Condo living also can require an attitude adjustment as owners contend with close-by neighbors and live under a condo association's rules. Wayne Zawila, an Orlando, Fla., futures trader, paid $619,000 a little over a year ago for a three-bedroom weekend getaway in Daytona Beach, Fla. He thought the fourth-floor condo would be more secure and easier to manage than the Galena, Ill., lakefront house he used to own, which he once drove to at 3 a.m. because he was worried the pipes had frozen. But though condo life can be more carefree, at least when it comes to security and exterior maintenance, it's not rules-free. Mr. Zawila sometimes chafes under communal regulations he's never had to deal with before, like the one that bans him from smoking cigars while lounging in the pool. "It drives me nuts," he says.

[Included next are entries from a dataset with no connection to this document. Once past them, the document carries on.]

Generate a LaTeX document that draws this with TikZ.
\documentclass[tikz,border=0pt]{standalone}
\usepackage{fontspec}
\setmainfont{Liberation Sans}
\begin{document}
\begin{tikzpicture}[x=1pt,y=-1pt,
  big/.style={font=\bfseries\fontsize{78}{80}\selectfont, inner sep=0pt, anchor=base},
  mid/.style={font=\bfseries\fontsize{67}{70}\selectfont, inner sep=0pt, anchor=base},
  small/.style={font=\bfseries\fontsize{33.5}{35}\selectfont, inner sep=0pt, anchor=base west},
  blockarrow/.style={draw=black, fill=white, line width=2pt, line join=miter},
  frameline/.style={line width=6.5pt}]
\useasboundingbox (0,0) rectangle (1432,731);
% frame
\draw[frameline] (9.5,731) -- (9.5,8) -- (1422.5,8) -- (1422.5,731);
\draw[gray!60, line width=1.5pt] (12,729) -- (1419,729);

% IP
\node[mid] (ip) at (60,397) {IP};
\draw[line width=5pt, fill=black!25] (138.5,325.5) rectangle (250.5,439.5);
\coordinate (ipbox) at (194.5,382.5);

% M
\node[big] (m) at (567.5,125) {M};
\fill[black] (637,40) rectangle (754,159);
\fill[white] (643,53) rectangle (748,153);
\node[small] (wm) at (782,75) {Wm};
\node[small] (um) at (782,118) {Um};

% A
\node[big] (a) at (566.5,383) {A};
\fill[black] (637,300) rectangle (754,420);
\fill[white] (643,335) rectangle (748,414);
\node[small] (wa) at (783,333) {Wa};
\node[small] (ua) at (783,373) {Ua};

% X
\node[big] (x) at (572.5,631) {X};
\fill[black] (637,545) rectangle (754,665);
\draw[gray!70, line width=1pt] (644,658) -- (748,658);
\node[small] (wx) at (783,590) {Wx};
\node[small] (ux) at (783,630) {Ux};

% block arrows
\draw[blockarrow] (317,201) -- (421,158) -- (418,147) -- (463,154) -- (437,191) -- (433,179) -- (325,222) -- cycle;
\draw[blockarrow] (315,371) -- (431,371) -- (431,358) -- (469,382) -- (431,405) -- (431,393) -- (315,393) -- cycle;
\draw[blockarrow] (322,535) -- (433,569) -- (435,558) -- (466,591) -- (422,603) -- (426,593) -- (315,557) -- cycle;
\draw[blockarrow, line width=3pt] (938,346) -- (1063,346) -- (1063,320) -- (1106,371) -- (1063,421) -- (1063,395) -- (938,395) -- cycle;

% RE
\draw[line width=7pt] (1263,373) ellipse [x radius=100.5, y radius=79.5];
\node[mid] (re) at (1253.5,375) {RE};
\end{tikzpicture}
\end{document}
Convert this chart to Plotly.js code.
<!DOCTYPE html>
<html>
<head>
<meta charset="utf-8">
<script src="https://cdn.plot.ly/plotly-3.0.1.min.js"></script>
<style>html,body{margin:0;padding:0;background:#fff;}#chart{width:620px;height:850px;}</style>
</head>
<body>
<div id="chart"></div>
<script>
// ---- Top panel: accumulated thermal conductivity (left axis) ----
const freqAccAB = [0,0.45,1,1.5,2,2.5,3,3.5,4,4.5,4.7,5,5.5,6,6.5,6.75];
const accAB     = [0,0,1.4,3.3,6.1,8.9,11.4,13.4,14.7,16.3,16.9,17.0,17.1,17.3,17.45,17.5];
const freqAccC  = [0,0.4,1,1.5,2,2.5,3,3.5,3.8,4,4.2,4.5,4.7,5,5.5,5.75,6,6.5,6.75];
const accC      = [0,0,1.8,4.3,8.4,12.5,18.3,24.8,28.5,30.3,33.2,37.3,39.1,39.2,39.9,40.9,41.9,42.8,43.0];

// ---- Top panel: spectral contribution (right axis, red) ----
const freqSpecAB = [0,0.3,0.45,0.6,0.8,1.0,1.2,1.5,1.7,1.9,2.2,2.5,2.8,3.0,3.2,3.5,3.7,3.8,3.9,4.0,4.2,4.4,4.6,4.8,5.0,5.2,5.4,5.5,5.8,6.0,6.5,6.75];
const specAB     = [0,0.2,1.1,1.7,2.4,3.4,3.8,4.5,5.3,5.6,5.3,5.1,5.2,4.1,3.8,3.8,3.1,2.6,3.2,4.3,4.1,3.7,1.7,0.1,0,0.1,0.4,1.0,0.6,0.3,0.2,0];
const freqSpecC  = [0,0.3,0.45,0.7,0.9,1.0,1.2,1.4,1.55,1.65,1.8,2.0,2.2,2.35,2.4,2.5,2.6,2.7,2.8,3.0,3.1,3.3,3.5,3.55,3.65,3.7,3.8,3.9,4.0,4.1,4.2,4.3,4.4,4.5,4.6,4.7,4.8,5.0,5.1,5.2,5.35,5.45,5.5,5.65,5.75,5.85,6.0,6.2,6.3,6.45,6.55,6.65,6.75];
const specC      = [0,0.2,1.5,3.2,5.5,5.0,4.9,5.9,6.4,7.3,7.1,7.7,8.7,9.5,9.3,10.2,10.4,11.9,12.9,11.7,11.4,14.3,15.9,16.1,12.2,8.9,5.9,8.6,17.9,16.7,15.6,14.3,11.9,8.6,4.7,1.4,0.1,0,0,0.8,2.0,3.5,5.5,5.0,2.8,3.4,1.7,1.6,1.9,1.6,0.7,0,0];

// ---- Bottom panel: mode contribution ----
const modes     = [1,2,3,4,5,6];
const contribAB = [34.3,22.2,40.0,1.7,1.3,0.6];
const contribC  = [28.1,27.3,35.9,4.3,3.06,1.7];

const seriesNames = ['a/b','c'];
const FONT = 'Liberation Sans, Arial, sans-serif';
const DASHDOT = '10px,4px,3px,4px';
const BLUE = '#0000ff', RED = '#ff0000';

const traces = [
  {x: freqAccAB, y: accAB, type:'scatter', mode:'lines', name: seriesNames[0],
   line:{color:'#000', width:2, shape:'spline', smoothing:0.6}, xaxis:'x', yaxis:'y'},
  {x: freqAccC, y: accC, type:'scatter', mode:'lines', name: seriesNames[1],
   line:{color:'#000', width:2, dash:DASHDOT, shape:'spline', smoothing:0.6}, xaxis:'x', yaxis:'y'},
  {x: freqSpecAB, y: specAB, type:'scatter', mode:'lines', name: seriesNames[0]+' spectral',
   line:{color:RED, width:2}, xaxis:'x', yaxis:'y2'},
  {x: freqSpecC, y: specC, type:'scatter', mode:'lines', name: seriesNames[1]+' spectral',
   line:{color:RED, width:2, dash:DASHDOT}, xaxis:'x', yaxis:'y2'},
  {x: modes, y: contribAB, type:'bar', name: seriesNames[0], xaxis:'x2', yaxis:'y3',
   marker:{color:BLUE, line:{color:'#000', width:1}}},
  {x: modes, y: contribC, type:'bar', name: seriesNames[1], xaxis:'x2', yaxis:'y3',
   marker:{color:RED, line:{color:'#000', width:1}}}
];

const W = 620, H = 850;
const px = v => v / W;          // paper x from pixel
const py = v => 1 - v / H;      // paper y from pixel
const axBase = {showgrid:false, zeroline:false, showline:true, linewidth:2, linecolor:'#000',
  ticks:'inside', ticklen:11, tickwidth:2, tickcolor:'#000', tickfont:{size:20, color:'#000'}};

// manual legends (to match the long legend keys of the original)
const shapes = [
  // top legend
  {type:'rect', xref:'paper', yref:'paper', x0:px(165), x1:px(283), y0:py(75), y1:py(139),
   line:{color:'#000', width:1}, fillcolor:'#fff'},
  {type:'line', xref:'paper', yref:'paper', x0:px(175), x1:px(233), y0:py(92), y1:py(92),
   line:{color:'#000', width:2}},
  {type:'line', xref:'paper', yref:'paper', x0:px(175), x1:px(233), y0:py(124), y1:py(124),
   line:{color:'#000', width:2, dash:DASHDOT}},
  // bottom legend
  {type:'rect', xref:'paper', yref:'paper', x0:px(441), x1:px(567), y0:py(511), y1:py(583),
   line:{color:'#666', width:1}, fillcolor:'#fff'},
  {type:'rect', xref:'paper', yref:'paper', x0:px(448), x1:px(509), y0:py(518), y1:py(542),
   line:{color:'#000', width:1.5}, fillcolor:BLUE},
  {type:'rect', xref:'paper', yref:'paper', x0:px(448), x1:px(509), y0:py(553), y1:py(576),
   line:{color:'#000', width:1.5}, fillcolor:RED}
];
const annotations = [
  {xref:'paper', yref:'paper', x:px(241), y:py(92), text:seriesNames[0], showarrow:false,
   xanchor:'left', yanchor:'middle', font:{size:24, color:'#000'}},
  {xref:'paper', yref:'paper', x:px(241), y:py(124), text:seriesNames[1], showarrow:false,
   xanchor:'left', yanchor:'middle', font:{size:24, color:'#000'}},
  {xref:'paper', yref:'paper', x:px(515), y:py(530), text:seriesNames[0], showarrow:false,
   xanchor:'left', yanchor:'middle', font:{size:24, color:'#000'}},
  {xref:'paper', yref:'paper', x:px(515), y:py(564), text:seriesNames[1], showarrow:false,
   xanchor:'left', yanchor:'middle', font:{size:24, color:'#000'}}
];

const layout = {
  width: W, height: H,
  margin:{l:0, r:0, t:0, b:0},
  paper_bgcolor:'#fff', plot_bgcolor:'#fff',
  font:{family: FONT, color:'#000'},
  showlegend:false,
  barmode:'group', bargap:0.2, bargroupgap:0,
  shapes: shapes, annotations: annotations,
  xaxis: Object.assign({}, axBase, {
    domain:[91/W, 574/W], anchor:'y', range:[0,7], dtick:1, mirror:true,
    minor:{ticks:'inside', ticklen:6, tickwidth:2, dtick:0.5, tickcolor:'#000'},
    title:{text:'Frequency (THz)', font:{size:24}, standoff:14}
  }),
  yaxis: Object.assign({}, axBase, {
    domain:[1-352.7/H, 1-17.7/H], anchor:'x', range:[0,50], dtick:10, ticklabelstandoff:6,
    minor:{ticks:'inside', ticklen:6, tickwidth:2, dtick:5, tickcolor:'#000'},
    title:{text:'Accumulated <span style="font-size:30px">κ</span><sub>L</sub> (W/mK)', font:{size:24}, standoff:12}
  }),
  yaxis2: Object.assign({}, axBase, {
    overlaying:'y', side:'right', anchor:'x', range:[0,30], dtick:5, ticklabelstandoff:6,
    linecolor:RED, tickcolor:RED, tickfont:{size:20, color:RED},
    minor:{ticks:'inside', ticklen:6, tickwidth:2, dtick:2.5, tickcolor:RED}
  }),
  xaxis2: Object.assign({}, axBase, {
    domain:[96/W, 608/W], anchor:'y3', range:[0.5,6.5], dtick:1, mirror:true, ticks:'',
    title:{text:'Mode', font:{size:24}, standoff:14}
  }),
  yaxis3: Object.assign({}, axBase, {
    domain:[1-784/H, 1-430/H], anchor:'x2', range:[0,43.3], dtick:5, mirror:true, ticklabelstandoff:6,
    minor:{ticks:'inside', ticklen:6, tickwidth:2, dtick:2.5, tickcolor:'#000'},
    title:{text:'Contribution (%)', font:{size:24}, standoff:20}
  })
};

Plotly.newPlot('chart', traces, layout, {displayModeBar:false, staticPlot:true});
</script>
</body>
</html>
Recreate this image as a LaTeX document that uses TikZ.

Because many affluent second-home buyers like the common ownership and upkeep of exterior elements but still want a detached house, some builders are combining them in "condo homes." That setup attracted Sue Anne Davidson-Kalkus, a retired antiques dealer in Rome, Ga., and her husband, Tony, a retired Army colonel, who were married last year. A few months ago they listed her four-bedroom vacation retreat on 10 acres on Lookout Mountain, Ga., for $1 million and started searching for an easy-care vacation condo in the $600,000 range in New England, nearer to Mr. Kalkus's grown children. But after owning a custom-built place, Mrs. Davidson-Kalkus found the apartment-style condos she looked at to be "very ordinary." So the couple has just inked a deal to buy a detached, two-bedroom condo home at Winnapaug Cottages, a 35-acre development in Westerly, R.I. Their $300-a-month homeowner's fee covers landscaping, garbage collection, snow removal and exterior maintenance. "This is the best of both worlds," she says.